Sometimes little birds speak to me at this blog. The latest nugget that dropped in my lap concerns the Writers Union of Canada, a great organization that provides its members with contract advice and more.
What surprised me is that apparently the Writers Union believes a 17% royalty on the retail price of an e-book is a fair royalty, even though the author will only net $1.70 on a $9.99 novel.
Now what I don’t get is that any author who indie publishes their novel on Amazon at $9.99 will get the 70% royalty on the retail price, which means we’re talking about $6.99 per copy sold.
How can the Writers Union think that $1.70 on the retail price is fair compared to $6.99? I understand that a publisher doing a print run is adding a lot of value to an author’s novel by getting the paper copy out into the Walmarts and Targets of North America. That’s actually good advertising for an e-book, and I can agree that the publisher should earn a nice cut of the e-book sales as a result, but I would suggest that the author should at least receive 40% of the retail price, so $4 bucks on a $9.99 novel. That still leaves the publisher picking up $3 bucks a copy, and they don’t have to hire a truck driver or pay for ink each time an e-copy sells.

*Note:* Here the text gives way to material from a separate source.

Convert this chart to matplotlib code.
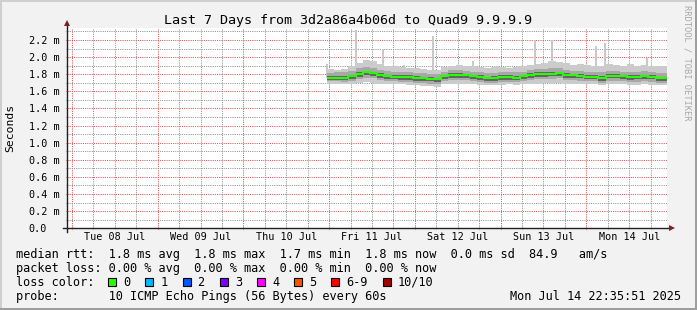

I know I’m just dickering about numbers here, but the spread is big, which is why I’m shaking my head in disbelief at the Writers Union.
I tried to confirm this stand at the Writers Union website, but my search only produced some out-of-date warnings about e-book publishers offering only 10% of net. I’m not a member so I can’t ask advice myself.
My source, however, is very reliable.
So I’m left to wonder: when will the Writers Union change their tune? Because they will. They can’t live in the past. Their members won’t let them.